--- WORK TO DO ---
The lines from the top of the material below through the line containing "text_y = [90.6, 67.4, 21.0]" are to be printed exactly, with pictures omitted.

--- SUPPLIED INFORMATION ---
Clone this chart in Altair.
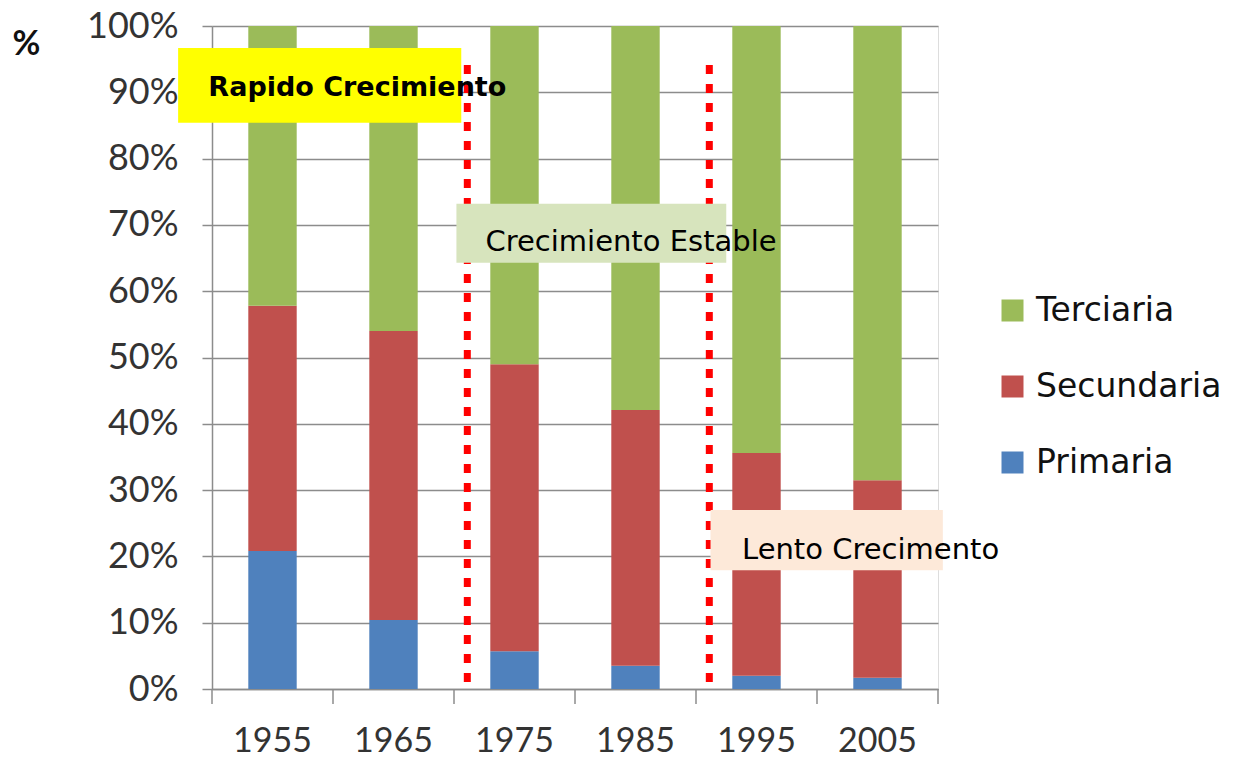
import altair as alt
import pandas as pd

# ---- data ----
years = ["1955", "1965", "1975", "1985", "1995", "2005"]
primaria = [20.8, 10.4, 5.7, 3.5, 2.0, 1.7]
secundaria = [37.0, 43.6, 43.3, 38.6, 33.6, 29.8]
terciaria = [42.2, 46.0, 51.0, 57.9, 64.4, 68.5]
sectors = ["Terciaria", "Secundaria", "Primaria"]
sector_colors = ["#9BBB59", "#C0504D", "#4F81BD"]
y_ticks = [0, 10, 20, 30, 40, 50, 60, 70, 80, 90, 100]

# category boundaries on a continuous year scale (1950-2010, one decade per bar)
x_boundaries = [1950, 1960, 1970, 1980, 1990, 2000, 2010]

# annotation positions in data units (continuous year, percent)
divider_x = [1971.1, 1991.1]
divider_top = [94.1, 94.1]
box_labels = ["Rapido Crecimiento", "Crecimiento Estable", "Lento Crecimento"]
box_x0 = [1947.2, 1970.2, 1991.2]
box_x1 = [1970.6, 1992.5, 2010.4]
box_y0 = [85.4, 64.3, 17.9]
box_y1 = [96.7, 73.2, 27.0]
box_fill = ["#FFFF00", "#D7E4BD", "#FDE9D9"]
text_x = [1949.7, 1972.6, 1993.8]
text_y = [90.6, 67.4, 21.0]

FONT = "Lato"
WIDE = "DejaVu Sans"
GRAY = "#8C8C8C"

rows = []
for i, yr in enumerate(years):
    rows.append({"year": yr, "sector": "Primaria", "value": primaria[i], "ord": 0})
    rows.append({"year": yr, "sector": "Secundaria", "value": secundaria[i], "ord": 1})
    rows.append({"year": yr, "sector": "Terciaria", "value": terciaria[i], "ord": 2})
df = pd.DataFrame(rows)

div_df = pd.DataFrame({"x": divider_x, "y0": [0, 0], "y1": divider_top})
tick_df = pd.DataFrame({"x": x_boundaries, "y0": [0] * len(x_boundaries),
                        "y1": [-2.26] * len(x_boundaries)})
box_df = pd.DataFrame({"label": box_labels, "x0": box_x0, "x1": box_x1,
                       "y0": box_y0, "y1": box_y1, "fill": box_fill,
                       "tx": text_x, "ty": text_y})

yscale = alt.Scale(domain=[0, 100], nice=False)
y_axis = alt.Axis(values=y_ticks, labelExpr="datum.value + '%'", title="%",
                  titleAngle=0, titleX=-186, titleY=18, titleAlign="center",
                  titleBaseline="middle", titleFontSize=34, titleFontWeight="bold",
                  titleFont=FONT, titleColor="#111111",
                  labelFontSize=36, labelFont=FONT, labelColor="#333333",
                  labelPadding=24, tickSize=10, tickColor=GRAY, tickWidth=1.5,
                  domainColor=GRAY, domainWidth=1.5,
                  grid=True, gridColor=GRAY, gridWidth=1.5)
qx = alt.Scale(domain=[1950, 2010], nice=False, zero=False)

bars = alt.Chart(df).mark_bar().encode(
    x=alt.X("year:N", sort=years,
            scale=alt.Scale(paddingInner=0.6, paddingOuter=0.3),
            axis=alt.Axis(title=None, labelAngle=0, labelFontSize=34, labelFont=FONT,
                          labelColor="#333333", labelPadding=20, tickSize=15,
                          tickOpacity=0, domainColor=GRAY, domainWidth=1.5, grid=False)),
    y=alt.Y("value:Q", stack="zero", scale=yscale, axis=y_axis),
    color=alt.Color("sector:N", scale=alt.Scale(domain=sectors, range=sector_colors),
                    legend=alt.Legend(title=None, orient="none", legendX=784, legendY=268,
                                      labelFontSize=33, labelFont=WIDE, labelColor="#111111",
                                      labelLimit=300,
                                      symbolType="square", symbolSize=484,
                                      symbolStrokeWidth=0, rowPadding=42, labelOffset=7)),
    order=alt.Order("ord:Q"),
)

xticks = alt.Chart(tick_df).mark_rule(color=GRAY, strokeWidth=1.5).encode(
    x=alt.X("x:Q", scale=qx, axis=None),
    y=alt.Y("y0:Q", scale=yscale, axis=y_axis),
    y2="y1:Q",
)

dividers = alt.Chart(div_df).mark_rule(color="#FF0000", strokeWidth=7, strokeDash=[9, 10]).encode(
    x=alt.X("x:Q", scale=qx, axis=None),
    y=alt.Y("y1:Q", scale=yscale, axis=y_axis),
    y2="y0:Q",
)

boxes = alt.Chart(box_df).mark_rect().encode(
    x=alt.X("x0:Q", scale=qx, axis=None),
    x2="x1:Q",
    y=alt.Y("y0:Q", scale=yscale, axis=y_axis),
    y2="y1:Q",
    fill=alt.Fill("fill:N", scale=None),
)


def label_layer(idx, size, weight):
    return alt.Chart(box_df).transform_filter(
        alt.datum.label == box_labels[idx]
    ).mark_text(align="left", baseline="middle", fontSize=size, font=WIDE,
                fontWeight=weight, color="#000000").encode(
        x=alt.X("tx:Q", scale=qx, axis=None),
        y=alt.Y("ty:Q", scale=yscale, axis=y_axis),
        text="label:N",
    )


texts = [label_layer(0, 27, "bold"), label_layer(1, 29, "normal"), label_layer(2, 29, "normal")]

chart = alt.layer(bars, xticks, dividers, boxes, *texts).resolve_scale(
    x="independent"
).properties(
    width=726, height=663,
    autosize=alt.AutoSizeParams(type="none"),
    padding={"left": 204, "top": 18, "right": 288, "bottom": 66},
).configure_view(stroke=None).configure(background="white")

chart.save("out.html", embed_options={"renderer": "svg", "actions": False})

--- SOLUTION TO THIS TASK ---
Clone this chart in Altair.
import altair as alt
import pandas as pd

# ---- data ----
years = ["1955", "1965", "1975", "1985", "1995", "2005"]
primaria = [20.8, 10.4, 5.7, 3.5, 2.0, 1.7]
secundaria = [37.0, 43.6, 43.3, 38.6, 33.6, 29.8]
terciaria = [42.2, 46.0, 51.0, 57.9, 64.4, 68.5]
sectors = ["Terciaria", "Secundaria", "Primaria"]
sector_colors = ["#9BBB59", "#C0504D", "#4F81BD"]
y_ticks = [0, 10, 20, 30, 40, 50, 60, 70, 80, 90, 100]

# category boundaries on a continuous year scale (1950-2010, one decade per bar)
x_boundaries = [1950, 1960, 1970, 1980, 1990, 2000, 2010]

# annotation positions in data units (continuous year, percent)
divider_x = [1971.1, 1991.1]
divider_top = [94.1, 94.1]
box_labels = ["Rapido Crecimiento", "Crecimiento Estable", "Lento Crecimento"]
box_x0 = [1947.2, 1970.2, 1991.2]
box_x1 = [1970.6, 1992.5, 2010.4]
box_y0 = [85.4, 64.3, 17.9]
box_y1 = [96.7, 73.2, 27.0]
box_fill = ["#FFFF00", "#D7E4BD", "#FDE9D9"]
text_x = [1949.7, 1972.6, 1993.8]
text_y = [90.6, 67.4, 21.0]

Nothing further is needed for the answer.